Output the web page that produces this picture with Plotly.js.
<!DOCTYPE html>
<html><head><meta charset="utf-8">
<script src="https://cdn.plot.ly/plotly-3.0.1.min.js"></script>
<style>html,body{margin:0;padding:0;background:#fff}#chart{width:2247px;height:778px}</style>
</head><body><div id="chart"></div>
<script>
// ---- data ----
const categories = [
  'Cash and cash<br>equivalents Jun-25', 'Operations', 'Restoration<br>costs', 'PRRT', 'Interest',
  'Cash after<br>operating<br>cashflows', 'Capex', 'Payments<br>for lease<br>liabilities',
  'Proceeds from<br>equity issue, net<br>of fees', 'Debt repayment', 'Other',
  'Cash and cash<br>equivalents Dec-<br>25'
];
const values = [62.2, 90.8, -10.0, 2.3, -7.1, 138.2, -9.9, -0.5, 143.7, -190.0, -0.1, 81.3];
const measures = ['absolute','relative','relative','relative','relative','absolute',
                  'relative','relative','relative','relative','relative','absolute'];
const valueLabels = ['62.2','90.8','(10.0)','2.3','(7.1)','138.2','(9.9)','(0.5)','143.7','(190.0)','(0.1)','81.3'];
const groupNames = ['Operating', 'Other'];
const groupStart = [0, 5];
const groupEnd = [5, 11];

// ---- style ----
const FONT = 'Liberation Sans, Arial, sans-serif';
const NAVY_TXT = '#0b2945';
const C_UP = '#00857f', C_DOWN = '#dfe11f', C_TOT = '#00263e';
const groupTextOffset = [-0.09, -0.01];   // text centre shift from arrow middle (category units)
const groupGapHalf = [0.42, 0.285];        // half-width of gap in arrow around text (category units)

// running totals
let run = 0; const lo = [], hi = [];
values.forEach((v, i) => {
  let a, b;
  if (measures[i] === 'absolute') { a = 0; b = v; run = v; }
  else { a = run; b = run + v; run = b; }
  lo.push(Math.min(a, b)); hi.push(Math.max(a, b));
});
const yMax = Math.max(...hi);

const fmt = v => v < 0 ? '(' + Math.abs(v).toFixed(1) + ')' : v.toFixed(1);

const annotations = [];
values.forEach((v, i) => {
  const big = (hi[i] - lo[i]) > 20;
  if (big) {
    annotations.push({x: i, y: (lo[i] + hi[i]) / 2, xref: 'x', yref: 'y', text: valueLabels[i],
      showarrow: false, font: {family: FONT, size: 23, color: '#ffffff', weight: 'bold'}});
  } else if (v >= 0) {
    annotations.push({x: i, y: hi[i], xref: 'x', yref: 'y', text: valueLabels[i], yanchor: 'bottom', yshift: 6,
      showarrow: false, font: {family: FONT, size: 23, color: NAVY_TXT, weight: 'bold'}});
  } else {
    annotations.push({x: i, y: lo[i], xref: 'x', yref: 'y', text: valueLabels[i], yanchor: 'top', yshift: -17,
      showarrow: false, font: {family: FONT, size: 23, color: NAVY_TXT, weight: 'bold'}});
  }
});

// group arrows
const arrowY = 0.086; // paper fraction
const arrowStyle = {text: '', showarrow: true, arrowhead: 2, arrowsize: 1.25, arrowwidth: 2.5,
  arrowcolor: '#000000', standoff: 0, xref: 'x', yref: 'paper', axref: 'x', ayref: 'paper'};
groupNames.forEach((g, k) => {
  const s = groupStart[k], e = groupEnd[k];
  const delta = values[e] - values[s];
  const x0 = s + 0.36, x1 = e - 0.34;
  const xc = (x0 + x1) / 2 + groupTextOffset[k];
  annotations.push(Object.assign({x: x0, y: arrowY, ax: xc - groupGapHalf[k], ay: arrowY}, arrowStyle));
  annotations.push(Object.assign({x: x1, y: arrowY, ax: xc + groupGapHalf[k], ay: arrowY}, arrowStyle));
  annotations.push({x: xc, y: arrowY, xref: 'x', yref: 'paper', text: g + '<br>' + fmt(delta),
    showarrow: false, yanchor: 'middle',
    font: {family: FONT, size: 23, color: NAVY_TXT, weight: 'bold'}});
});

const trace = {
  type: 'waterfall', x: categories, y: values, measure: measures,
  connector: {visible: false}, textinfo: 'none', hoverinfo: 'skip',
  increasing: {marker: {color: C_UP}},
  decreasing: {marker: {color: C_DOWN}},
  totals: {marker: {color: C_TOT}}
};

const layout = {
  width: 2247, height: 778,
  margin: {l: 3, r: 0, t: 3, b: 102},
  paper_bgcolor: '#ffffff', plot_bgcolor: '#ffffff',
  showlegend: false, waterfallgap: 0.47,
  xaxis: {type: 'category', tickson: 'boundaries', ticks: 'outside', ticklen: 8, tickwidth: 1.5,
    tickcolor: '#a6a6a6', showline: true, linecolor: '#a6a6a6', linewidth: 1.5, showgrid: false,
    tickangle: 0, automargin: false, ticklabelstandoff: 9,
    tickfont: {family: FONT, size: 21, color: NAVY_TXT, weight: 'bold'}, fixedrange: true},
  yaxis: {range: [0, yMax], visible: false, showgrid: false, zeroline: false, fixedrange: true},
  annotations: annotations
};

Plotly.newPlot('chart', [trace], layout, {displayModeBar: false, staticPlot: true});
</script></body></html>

____________

> AIM
Quote each line of the data above exactly as written.

> COMPLETED TASK
Output the web page that produces this picture with Plotly.js.
<!DOCTYPE html>
<html><head><meta charset="utf-8">
<script src="https://cdn.plot.ly/plotly-3.0.1.min.js"></script>
<style>html,body{margin:0;padding:0;background:#fff}#chart{width:2247px;height:778px}</style>
</head><body><div id="chart"></div>
<script>
// ---- data ----
const categories = [
  'Cash and cash<br>equivalents Jun-25', 'Operations', 'Restoration<br>costs', 'PRRT', 'Interest',
  'Cash after<br>operating<br>cashflows', 'Capex', 'Payments<br>for lease<br>liabilities',
  'Proceeds from<br>equity issue, net<br>of fees', 'Debt repayment', 'Other',
  'Cash and cash<br>equivalents Dec-<br>25'
];
const values = [62.2, 90.8, -10.0, 2.3, -7.1, 138.2, -9.9, -0.5, 143.7, -190.0, -0.1, 81.3];
const measures = ['absolute','relative','relative','relative','relative','absolute',
                  'relative','relative','relative','relative','relative','absolute'];
const valueLabels = ['62.2','90.8','(10.0)','2.3','(7.1)','138.2','(9.9)','(0.5)','143.7','(190.0)','(0.1)','81.3'];
const groupNames = ['Operating', 'Other'];
const groupStart = [0, 5];
const groupEnd = [5, 11];

// ---- style ----
const FONT = 'Liberation Sans, Arial, sans-serif';
const NAVY_TXT = '#0b2945';
const C_UP = '#00857f', C_DOWN = '#dfe11f', C_TOT = '#00263e';
const groupTextOffset = [-0.09, -0.01];   // text centre shift from arrow middle (category units)
const groupGapHalf = [0.42, 0.285];        // half-width of gap in arrow around text (category units)

// running totals
let run = 0; const lo = [], hi = [];
values.forEach((v, i) => {
  let a, b;
  if (measures[i] === 'absolute') { a = 0; b = v; run = v; }
  else { a = run; b = run + v; run = b; }
  lo.push(Math.min(a, b)); hi.push(Math.max(a, b));
});
const yMax = Math.max(...hi);

const fmt = v => v < 0 ? '(' + Math.abs(v).toFixed(1) + ')' : v.toFixed(1);

const annotations = [];
values.forEach((v, i) => {
  const big = (hi[i] - lo[i]) > 20;
  if (big) {
    annotations.push({x: i, y: (lo[i] + hi[i]) / 2, xref: 'x', yref: 'y', text: valueLabels[i],
      showarrow: false, font: {family: FONT, size: 23, color: '#ffffff', weight: 'bold'}});
  } else if (v >= 0) {
    annotations.push({x: i, y: hi[i], xref: 'x', yref: 'y', text: valueLabels[i], yanchor: 'bottom', yshift: 6,
      showarrow: false, font: {family: FONT, size: 23, color: NAVY_TXT, weight: 'bold'}});
  } else {
    annotations.push({x: i, y: lo[i], xref: 'x', yref: 'y', text: valueLabels[i], yanchor: 'top', yshift: -17,
      showarrow: false, font: {family: FONT, size: 23, color: NAVY_TXT, weight: 'bold'}});
  }
});

// group arrows
const arrowY = 0.086; // paper fraction
const arrowStyle = {text: '', showarrow: true, arrowhead: 2, arrowsize: 1.25, arrowwidth: 2.5,
  arrowcolor: '#000000', standoff: 0, xref: 'x', yref: 'paper', axref: 'x', ayref: 'paper'};
groupNames.forEach((g, k) => {
  const s = groupStart[k], e = groupEnd[k];
  const delta = values[e] - values[s];
  const x0 = s + 0.36, x1 = e - 0.34;
  const xc = (x0 + x1) / 2 + groupTextOffset[k];
  annotations.push(Object.assign({x: x0, y: arrowY, ax: xc - groupGapHalf[k], ay: arrowY}, arrowStyle));
  annotations.push(Object.assign({x: x1, y: arrowY, ax: xc + groupGapHalf[k], ay: arrowY}, arrowStyle));
  annotations.push({x: xc, y: arrowY, xref: 'x', yref: 'paper', text: g + '<br>' + fmt(delta),
    showarrow: false, yanchor: 'middle',
    font: {family: FONT, size: 23, color: NAVY_TXT, weight: 'bold'}});
});

const trace = {
  type: 'waterfall', x: categories, y: values, measure: measures,
  connector: {visible: false}, textinfo: 'none', hoverinfo: 'skip',
  increasing: {marker: {color: C_UP}},
  decreasing: {marker: {color: C_DOWN}},
  totals: {marker: {color: C_TOT}}
};

const layout = {
  width: 2247, height: 778,
  margin: {l: 3, r: 0, t: 3, b: 102},
  paper_bgcolor: '#ffffff', plot_bgcolor: '#ffffff',
  showlegend: false, waterfallgap: 0.47,
  xaxis: {type: 'category', tickson: 'boundaries', ticks: 'outside', ticklen: 8, tickwidth: 1.5,
    tickcolor: '#a6a6a6', showline: true, linecolor: '#a6a6a6', linewidth: 1.5, showgrid: false,
    tickangle: 0, automargin: false, ticklabelstandoff: 9,
    tickfont: {family: FONT, size: 21, color: NAVY_TXT, weight: 'bold'}, fixedrange: true},
  yaxis: {range: [0, yMax], visible: false, showgrid: false, zeroline: false, fixedrange: true},
  annotations: annotations
};

Plotly.newPlot('chart', [trace], layout, {displayModeBar: false, staticPlot: true});
</script></body></html>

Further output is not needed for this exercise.